A particular permutation of words of the most common greeting. Although it was obvious it wasn't at all just a casual greeting. It was genuine. Used in lieu of a million other words wanting to be said, a million other words wanting to be heard. But these millions are cleverly and involuntarily and forcibly tucked behind those struggling-to-be-opaque translucent veils.

Well aware of the translucence are two pairs of eyes, but ONE COMPLETE SOUL. One Complete Soul tucked behind the translucent veils it's well aware of. One Complete Soul that has all the potential of being Eternal. Immortal.
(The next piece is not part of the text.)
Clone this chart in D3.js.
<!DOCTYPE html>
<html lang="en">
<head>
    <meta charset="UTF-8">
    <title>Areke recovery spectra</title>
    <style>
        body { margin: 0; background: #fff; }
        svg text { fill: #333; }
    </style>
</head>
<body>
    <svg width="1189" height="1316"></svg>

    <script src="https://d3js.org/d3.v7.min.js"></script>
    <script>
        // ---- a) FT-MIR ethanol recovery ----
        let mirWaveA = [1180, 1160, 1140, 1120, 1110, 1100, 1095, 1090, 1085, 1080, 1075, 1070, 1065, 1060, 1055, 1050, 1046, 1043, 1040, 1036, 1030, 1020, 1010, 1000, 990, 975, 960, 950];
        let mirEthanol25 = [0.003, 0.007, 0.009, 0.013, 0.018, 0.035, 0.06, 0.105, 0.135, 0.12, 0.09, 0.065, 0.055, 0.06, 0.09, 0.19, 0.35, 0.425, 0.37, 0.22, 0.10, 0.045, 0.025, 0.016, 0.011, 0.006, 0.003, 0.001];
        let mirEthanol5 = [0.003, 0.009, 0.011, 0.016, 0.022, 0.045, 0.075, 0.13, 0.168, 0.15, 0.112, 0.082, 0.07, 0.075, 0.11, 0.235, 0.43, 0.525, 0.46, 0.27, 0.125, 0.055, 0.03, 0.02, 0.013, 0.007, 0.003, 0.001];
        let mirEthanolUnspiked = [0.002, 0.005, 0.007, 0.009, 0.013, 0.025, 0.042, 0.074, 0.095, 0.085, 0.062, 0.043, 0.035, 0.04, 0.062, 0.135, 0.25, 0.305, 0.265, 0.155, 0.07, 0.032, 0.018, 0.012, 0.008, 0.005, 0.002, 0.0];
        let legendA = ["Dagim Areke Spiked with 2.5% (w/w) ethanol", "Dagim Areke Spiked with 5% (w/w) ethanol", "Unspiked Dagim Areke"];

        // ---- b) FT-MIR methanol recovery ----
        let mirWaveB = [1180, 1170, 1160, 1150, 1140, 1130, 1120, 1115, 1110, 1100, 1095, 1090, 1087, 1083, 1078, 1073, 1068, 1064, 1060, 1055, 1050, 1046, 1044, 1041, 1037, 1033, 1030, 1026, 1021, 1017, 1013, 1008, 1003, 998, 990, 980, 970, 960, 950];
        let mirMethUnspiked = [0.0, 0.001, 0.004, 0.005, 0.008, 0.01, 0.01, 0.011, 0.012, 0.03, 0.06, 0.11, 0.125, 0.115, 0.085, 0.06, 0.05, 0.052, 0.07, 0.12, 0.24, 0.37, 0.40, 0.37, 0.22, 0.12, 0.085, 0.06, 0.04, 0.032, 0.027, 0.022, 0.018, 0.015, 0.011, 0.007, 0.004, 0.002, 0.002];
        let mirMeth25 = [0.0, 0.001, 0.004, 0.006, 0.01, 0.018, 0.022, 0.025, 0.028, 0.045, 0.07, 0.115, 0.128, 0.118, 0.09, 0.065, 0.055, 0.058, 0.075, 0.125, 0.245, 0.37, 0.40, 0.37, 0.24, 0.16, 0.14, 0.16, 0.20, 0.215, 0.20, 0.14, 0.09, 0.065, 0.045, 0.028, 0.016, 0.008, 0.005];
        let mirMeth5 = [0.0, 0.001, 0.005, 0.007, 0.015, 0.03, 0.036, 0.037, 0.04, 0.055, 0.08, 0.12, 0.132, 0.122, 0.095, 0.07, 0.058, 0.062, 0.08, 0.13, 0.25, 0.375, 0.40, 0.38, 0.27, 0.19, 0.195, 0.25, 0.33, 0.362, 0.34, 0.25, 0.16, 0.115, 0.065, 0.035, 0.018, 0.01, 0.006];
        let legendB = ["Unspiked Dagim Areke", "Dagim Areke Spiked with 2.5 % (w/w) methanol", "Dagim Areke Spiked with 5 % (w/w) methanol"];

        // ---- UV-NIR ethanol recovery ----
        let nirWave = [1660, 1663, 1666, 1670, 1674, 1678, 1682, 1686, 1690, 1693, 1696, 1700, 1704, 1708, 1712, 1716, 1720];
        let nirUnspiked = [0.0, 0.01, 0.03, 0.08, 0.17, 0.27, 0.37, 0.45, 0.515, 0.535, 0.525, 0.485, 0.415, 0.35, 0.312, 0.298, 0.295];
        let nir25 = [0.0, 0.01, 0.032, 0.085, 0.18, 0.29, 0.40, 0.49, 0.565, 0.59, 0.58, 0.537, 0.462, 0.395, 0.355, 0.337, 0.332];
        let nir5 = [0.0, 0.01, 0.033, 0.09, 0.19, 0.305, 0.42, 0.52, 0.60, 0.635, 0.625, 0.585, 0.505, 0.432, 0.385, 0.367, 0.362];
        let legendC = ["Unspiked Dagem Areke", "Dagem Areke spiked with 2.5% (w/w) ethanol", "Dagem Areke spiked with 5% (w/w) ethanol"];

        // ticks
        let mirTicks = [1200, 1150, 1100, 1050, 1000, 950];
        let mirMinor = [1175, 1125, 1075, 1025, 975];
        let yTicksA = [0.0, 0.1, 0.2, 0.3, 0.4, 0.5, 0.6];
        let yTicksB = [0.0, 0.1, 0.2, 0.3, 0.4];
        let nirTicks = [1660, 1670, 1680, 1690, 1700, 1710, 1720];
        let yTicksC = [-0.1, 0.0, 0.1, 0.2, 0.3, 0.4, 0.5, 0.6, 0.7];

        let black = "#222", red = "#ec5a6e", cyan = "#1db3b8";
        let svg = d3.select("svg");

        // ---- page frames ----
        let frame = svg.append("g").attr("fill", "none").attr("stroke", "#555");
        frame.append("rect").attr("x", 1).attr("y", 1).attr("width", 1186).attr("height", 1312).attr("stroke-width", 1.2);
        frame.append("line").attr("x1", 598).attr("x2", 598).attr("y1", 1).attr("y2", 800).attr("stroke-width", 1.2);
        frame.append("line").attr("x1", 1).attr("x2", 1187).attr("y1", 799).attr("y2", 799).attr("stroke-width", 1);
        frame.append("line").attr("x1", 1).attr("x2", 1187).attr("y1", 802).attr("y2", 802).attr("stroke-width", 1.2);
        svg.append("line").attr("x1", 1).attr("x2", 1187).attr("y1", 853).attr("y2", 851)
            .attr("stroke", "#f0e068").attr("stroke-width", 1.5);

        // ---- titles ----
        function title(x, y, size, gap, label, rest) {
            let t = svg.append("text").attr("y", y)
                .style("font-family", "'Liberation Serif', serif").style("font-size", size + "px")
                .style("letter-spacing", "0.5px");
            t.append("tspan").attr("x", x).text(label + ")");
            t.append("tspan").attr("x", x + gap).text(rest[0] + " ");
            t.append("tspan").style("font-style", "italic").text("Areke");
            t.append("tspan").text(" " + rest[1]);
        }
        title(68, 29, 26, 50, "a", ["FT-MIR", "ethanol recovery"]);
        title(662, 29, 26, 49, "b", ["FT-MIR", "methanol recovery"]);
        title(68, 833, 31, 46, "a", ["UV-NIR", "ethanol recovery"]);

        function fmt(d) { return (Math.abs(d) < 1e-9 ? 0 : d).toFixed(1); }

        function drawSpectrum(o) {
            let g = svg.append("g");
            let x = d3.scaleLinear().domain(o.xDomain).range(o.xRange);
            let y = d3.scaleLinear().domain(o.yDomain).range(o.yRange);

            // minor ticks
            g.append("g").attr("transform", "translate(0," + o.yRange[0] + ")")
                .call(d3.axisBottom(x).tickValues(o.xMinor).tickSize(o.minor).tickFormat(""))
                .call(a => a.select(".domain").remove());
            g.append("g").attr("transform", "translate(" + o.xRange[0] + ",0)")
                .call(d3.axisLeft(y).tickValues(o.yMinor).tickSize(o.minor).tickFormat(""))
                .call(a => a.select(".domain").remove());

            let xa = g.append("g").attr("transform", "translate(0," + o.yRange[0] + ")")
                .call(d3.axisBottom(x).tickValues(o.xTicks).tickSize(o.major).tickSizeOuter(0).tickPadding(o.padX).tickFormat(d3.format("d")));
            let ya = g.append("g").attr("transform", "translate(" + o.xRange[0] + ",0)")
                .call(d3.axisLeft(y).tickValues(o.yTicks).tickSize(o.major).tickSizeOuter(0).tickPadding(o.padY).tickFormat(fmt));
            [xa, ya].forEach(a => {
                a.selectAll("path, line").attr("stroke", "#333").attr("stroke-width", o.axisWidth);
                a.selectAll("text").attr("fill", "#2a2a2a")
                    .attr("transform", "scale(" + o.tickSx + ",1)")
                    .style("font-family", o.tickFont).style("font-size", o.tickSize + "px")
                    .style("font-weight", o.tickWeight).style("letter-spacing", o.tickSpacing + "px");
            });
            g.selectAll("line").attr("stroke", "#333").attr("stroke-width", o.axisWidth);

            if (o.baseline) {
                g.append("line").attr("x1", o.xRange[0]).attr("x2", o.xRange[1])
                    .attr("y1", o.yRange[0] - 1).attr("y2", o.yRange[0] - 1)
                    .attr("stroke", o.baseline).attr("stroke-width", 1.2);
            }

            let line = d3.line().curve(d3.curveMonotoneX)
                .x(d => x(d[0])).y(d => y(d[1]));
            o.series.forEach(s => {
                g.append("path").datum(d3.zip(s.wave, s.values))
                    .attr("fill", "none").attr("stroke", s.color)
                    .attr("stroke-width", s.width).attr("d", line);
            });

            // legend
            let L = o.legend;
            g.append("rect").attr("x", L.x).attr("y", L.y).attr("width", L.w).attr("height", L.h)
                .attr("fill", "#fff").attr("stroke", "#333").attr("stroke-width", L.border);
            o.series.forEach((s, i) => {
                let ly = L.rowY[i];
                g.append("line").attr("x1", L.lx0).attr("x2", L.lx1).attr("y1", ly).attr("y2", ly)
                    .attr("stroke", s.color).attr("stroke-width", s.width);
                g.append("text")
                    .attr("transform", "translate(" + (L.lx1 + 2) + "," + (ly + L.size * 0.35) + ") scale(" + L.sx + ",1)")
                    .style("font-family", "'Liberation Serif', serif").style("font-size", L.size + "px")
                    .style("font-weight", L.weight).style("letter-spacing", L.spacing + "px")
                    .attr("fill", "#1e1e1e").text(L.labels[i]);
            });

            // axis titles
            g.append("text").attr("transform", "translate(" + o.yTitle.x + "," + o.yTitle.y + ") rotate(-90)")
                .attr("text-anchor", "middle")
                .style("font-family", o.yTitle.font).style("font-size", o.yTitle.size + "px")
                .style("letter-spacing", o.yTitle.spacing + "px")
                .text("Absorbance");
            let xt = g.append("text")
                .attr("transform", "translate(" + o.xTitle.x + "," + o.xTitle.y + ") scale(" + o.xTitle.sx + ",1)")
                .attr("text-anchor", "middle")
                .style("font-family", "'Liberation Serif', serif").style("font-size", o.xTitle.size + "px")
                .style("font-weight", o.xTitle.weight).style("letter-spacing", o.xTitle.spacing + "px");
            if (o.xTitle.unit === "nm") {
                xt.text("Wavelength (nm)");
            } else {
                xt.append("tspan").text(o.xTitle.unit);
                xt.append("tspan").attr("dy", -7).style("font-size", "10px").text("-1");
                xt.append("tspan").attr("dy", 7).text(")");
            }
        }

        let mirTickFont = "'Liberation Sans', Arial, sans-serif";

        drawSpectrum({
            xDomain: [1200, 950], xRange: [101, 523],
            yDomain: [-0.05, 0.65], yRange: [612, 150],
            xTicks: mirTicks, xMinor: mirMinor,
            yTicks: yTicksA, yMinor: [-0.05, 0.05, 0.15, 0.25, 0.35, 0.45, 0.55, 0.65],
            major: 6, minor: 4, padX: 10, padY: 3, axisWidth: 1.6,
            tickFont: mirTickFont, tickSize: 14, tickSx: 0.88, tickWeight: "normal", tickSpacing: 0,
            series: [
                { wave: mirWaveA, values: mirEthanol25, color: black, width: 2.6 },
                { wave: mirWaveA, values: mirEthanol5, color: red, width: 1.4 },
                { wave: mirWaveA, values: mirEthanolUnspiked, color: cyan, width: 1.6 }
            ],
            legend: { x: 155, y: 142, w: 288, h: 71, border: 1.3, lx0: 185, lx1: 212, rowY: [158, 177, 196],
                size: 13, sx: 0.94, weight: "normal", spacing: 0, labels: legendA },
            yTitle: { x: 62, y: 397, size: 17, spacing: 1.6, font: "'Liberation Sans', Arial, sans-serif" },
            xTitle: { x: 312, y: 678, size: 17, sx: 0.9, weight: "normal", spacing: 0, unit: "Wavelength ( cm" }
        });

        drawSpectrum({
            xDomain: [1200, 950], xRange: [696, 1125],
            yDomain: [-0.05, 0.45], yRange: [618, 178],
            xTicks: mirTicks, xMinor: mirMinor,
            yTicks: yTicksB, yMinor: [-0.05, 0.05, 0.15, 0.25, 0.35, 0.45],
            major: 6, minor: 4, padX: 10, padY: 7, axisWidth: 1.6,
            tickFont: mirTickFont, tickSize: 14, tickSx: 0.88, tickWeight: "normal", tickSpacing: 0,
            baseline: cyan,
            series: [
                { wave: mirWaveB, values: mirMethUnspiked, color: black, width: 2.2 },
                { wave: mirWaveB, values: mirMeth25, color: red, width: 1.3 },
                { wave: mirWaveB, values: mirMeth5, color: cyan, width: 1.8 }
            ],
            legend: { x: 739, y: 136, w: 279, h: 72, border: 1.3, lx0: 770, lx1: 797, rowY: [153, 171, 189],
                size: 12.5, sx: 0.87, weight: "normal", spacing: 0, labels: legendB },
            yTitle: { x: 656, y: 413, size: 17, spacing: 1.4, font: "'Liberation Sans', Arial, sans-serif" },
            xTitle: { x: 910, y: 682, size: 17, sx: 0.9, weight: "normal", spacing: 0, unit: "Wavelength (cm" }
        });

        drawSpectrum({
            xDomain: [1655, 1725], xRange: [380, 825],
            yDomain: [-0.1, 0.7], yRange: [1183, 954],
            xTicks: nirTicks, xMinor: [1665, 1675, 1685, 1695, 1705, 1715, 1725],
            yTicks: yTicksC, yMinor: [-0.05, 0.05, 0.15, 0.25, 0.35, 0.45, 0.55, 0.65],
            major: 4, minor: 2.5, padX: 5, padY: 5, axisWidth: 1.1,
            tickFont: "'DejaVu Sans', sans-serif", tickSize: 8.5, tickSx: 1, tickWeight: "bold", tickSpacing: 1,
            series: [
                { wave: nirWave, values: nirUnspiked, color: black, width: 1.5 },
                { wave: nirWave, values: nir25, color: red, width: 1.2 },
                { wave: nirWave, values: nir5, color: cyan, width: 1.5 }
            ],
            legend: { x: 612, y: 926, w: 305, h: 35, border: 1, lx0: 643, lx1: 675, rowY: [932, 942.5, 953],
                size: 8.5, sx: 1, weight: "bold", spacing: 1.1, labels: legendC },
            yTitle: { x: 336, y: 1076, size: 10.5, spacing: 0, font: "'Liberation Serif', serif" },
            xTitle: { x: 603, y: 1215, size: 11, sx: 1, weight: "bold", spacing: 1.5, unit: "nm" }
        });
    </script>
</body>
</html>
Well, the day of mush-becoming-uber-cool and reds-of-love, greens-of-jealousy, greys-of-loneliness and ivories-of-hopeless-hopes has apparently annihilated itself in the seas of fantasy interspersed with reality. And a self-proclaimed Anonymous looks out of the silver bars of the window into the night brightened in sepia modes by the yellow-orange streetlamps. And wonders if the soul apparently in sync with her own soul would currently be having an Indulgence in Memories.

Friday, February 06, 2009

Hopelessly Hopeful

As if you have no more emotions left to be hysterical. No
sadness to slide down in the form of salty drops on your
cheeks. No anger to slap hard enough to break the frames of
your dear cousin brother's spectacles. No hurt to blurt out
sarcasm to people who only have YOU as their reason to
live. Only a deep flame residing deep down, with a vestige of
a mockery towards cynicism and atheism. Only an icy cold,
steel hand clutching hard at your breath, causing
suffocation; hurting.

Moments pass away like the falling partciles of sand in a
huge horglass with golden framework. You stare at the same
four words and a period, pondering over the grammatical
and punctuation error. Pondering over the insignificant
possibility of those four words and a period being an order or
a suggestion. A command or a request. A temporary phase
or a permanent one.

And all that you wnated to recite were two words filled with
concern and love. Two words that formed a genuine request.
Two words that might substitute the untold three magical
words.

But magic is science. An unexplainable chemical reaction.

Now your current frame of mind is Hopelessly Hopeful.